═════ RECORDED DATA

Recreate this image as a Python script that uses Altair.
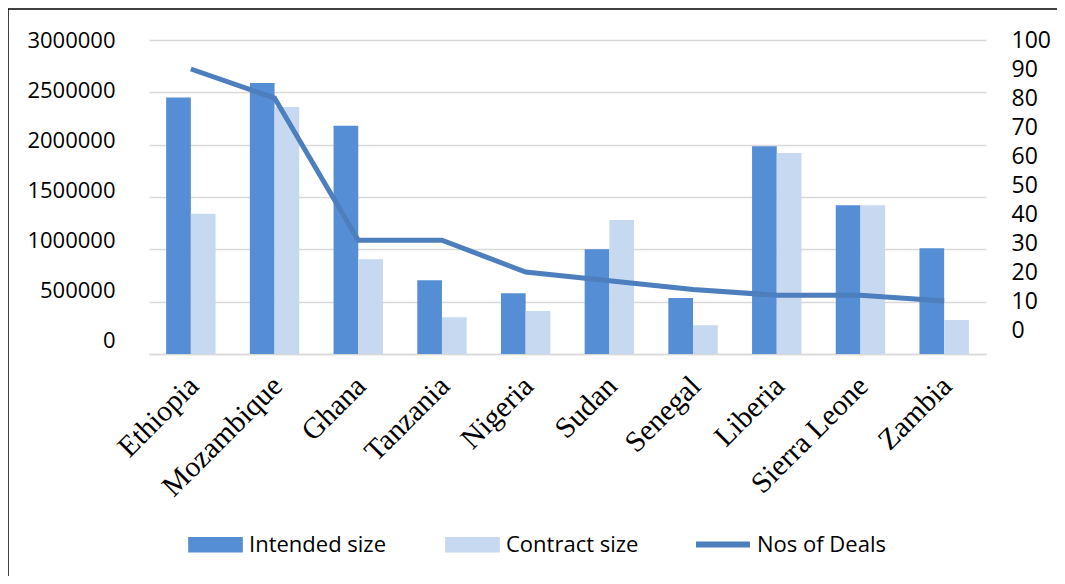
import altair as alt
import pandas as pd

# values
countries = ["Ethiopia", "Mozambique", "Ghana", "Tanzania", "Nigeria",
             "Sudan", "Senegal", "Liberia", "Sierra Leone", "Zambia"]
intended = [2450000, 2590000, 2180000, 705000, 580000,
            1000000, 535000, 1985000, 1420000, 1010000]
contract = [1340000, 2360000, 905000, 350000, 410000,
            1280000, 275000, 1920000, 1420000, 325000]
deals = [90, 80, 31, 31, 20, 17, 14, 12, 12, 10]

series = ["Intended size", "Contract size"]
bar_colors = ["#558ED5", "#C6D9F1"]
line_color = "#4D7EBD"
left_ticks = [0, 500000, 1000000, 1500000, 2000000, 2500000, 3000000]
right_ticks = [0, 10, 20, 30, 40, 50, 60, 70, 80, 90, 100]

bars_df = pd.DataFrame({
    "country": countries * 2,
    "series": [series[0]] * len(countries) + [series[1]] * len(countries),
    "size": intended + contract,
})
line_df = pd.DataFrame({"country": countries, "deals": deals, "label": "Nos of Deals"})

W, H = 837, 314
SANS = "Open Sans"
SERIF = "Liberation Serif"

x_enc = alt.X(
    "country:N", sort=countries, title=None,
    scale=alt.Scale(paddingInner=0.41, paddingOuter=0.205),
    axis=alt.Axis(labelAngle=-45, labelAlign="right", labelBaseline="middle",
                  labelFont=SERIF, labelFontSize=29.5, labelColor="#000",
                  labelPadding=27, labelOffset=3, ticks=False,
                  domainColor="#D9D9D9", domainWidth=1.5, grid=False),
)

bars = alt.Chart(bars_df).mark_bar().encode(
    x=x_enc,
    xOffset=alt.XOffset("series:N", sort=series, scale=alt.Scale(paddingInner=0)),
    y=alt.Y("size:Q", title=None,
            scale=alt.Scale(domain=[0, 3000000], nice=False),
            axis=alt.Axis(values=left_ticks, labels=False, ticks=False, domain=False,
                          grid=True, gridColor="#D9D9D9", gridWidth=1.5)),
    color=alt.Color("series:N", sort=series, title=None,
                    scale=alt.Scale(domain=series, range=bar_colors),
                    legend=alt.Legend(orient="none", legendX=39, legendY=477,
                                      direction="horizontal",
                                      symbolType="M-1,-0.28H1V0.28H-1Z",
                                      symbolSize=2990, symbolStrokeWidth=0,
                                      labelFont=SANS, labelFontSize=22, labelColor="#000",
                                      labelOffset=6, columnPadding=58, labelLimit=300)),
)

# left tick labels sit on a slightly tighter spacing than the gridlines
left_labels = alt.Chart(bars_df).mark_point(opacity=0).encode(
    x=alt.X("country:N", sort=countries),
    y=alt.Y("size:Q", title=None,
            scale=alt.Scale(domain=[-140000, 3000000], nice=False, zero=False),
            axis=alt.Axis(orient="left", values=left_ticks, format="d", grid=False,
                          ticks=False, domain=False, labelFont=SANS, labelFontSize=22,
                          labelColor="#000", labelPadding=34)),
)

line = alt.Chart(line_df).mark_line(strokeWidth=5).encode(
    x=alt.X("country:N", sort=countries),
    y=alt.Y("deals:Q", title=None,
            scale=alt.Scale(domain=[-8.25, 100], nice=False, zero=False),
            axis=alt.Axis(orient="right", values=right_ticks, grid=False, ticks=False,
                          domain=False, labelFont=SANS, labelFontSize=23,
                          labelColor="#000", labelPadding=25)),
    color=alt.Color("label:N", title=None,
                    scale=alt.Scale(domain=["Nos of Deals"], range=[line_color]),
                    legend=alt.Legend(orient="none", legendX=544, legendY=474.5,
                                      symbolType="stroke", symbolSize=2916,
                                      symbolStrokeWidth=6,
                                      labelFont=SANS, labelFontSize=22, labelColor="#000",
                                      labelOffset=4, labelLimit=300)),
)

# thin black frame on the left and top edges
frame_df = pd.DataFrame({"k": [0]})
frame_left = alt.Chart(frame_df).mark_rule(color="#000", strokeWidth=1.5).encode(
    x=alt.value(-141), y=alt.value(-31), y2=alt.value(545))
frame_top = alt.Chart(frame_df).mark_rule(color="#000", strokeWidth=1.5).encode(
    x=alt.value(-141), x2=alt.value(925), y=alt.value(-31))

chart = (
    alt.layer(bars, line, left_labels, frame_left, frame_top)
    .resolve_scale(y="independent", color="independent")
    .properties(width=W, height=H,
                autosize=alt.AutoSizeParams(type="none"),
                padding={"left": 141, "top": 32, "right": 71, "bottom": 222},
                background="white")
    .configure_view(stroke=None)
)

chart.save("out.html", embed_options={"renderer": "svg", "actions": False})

══════════

◆ **PROBLEM REQUIREMENTS**:
Leave the pictures out, and print every line of the listing exactly as written.

◆ **RESPONSE**:
Recreate this image as a Python script that uses Altair.
import altair as alt
import pandas as pd

# values
countries = ["Ethiopia", "Mozambique", "Ghana", "Tanzania", "Nigeria",
             "Sudan", "Senegal", "Liberia", "Sierra Leone", "Zambia"]
intended = [2450000, 2590000, 2180000, 705000, 580000,
            1000000, 535000, 1985000, 1420000, 1010000]
contract = [1340000, 2360000, 905000, 350000, 410000,
            1280000, 275000, 1920000, 1420000, 325000]
deals = [90, 80, 31, 31, 20, 17, 14, 12, 12, 10]

series = ["Intended size", "Contract size"]
bar_colors = ["#558ED5", "#C6D9F1"]
line_color = "#4D7EBD"
left_ticks = [0, 500000, 1000000, 1500000, 2000000, 2500000, 3000000]
right_ticks = [0, 10, 20, 30, 40, 50, 60, 70, 80, 90, 100]

bars_df = pd.DataFrame({
    "country": countries * 2,
    "series": [series[0]] * len(countries) + [series[1]] * len(countries),
    "size": intended + contract,
})
line_df = pd.DataFrame({"country": countries, "deals": deals, "label": "Nos of Deals"})

W, H = 837, 314
SANS = "Open Sans"
SERIF = "Liberation Serif"

x_enc = alt.X(
    "country:N", sort=countries, title=None,
    scale=alt.Scale(paddingInner=0.41, paddingOuter=0.205),
    axis=alt.Axis(labelAngle=-45, labelAlign="right", labelBaseline="middle",
                  labelFont=SERIF, labelFontSize=29.5, labelColor="#000",
                  labelPadding=27, labelOffset=3, ticks=False,
                  domainColor="#D9D9D9", domainWidth=1.5, grid=False),
)

bars = alt.Chart(bars_df).mark_bar().encode(
    x=x_enc,
    xOffset=alt.XOffset("series:N", sort=series, scale=alt.Scale(paddingInner=0)),
    y=alt.Y("size:Q", title=None,
            scale=alt.Scale(domain=[0, 3000000], nice=False),
            axis=alt.Axis(values=left_ticks, labels=False, ticks=False, domain=False,
                          grid=True, gridColor="#D9D9D9", gridWidth=1.5)),
    color=alt.Color("series:N", sort=series, title=None,
                    scale=alt.Scale(domain=series, range=bar_colors),
                    legend=alt.Legend(orient="none", legendX=39, legendY=477,
                                      direction="horizontal",
                                      symbolType="M-1,-0.28H1V0.28H-1Z",
                                      symbolSize=2990, symbolStrokeWidth=0,
                                      labelFont=SANS, labelFontSize=22, labelColor="#000",
                                      labelOffset=6, columnPadding=58, labelLimit=300)),
)

# left tick labels sit on a slightly tighter spacing than the gridlines
left_labels = alt.Chart(bars_df).mark_point(opacity=0).encode(
    x=alt.X("country:N", sort=countries),
    y=alt.Y("size:Q", title=None,
            scale=alt.Scale(domain=[-140000, 3000000], nice=False, zero=False),
            axis=alt.Axis(orient="left", values=left_ticks, format="d", grid=False,
                          ticks=False, domain=False, labelFont=SANS, labelFontSize=22,
                          labelColor="#000", labelPadding=34)),
)

line = alt.Chart(line_df).mark_line(strokeWidth=5).encode(
    x=alt.X("country:N", sort=countries),
    y=alt.Y("deals:Q", title=None,
            scale=alt.Scale(domain=[-8.25, 100], nice=False, zero=False),
            axis=alt.Axis(orient="right", values=right_ticks, grid=False, ticks=False,
                          domain=False, labelFont=SANS, labelFontSize=23,
                          labelColor="#000", labelPadding=25)),
    color=alt.Color("label:N", title=None,
                    scale=alt.Scale(domain=["Nos of Deals"], range=[line_color]),
                    legend=alt.Legend(orient="none", legendX=544, legendY=474.5,
                                      symbolType="stroke", symbolSize=2916,
                                      symbolStrokeWidth=6,
                                      labelFont=SANS, labelFontSize=22, labelColor="#000",
                                      labelOffset=4, labelLimit=300)),
)

# thin black frame on the left and top edges
frame_df = pd.DataFrame({"k": [0]})
frame_left = alt.Chart(frame_df).mark_rule(color="#000", strokeWidth=1.5).encode(
    x=alt.value(-141), y=alt.value(-31), y2=alt.value(545))
frame_top = alt.Chart(frame_df).mark_rule(color="#000", strokeWidth=1.5).encode(
    x=alt.value(-141), x2=alt.value(925), y=alt.value(-31))

chart = (
    alt.layer(bars, line, left_labels, frame_left, frame_top)
    .resolve_scale(y="independent", color="independent")
    .properties(width=W, height=H,
                autosize=alt.AutoSizeParams(type="none"),
                padding={"left": 141, "top": 32, "right": 71, "bottom": 222},
                background="white")
    .configure_view(stroke=None)
)

chart.save("out.html", embed_options={"renderer": "svg", "actions": False})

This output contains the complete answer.